Vous connaissez cet adage qui dit : « La culture c’est comme la confiture, moins on en a plus on l’étale ! » Eh bien ces dernières années, à chaque 8 mars, Journée internationale pour les droits des femmes, cette phrase tourne dans ma tête. Ne sentez-vous pas, comme moi, ce pincement au coeur, cette colère monter en vous, ce volcan qui n’attend que l’explosion, à chaque veille du 8 mars encore trop souvent appelée « journée de la femme » ? Marre de cette fausse complaisance de toutes ces institutions misogynes qui nous expliquent chaque année ce qu’il faudrait faire pour vivre à égalité avec les hommes mais qui ne le font pas. De ces hommes politiques, de ces cadres hautement placés, de ces présidents de prestigieuses institutions qui violentent les femmes, les bafouent et les harcèlent et dont les hémicycles, les entreprises et les fédérations s’indigneront, cette année encore, hypocritement, lors de cette journée de lutte. Marre de ces centaines de thèmes plus agaçants les uns que les autres : les femmes et l’art, les femmes et l’Europe, les femmes et la science, les femmes à la ville, les femmes et l’écologie, les femmes à la plage, les femmes à la campagne, les femmes et le travail, les femmes et les fleurs… STOP !!! 
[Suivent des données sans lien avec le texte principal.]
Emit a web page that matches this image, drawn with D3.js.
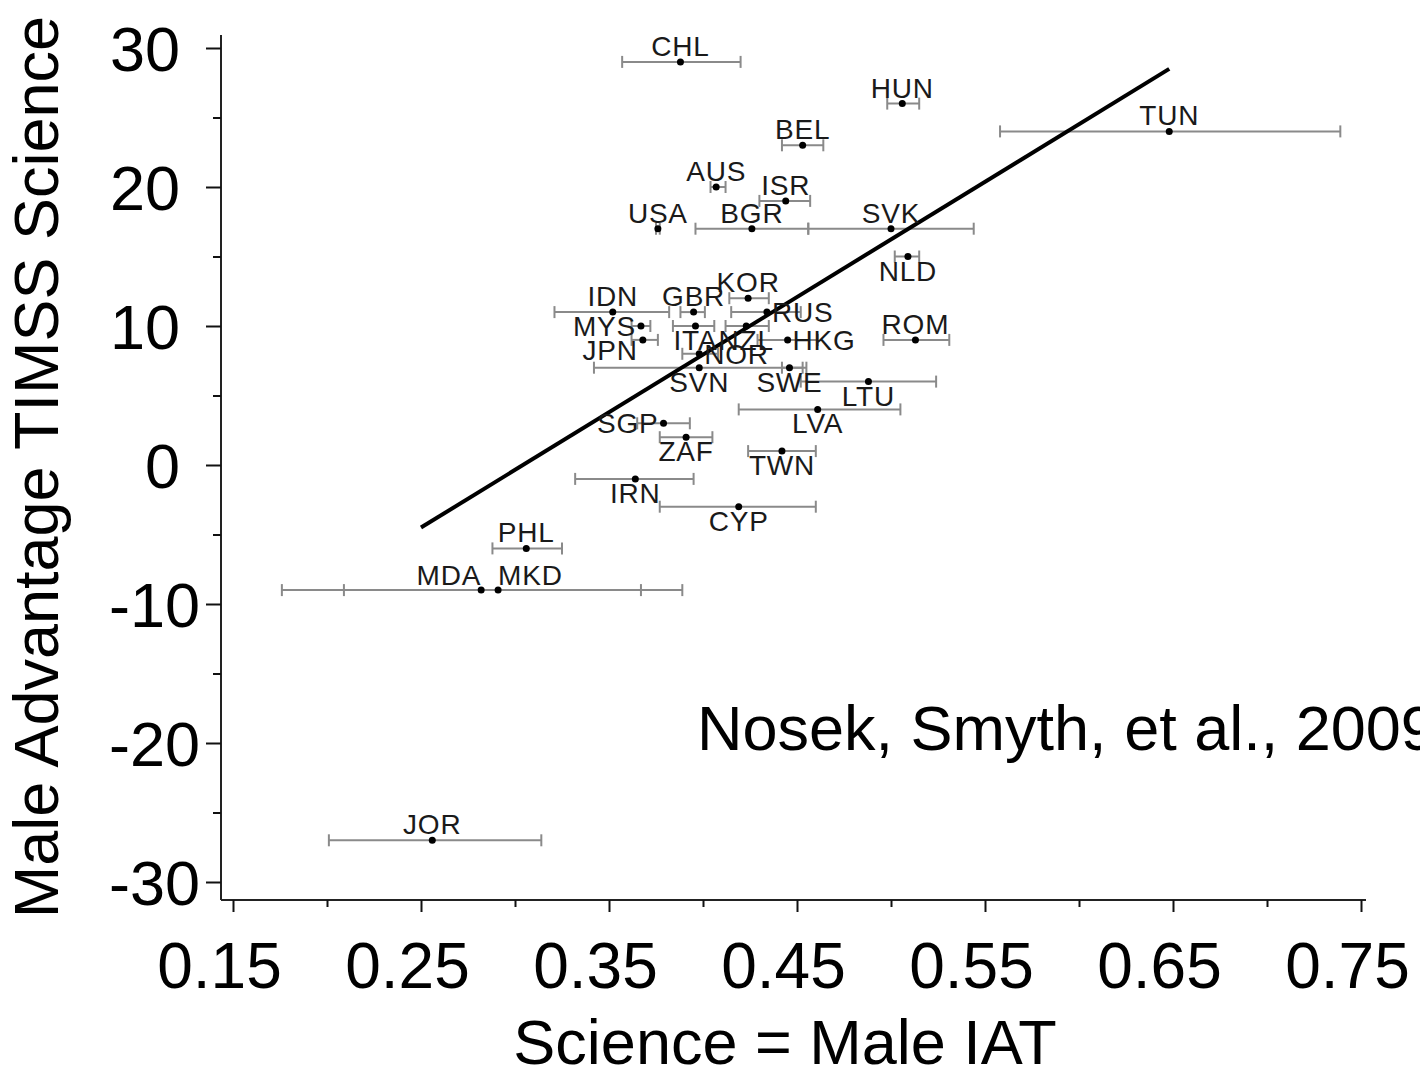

Toutes ces thématiques occultent le lien qui existe entre les inégalités et les violences sexistes et sexuelles, ce que nous dénonçons dans un vide sidéral : le continuum des violences. Les femmes sont victimes des 262 journées qui séparent le 8 mars du 25 novembre quand ce continuum des violences passe sous silence dans un long tunnel où on ne l’entend plus. 

Nous voulons moins de mots et plus d’actes. Déjà 23 féminicides en ce début mars, 127 en 2022. Il ne sert à rien de nous donner des droits et de ne pas les appliquer. Il ne sert à rien de nous caresser d’une main dans le sens des poils et de nous étrangler de l’autre. Il ne sert à rien d’élever les consciences et la vigilance d’une société et nommer les violences quand leurs auteurs restent impunis et que les victimes baignent dans leur honte. Vous le comprendrez, j’ai l’impression de trahir ma cause, de trahir les miennes, de me trahir moi-même, quand j’accepte chaque année d’être la caution, une journée par an, de toutes ces organisations, institutions et politiques publiques qui peinent à changer radicalement la vie des femmes car elles refusent toujours de changer radicalement de modèle de société. 

Clara, si tu voyais ces guerres dont nous sommes toujours les butins, si tu voyais ce que le monde a fait de nous les féministes, des faire-valoir, des symboles et des médailles dans les vitrines de nos désillusions.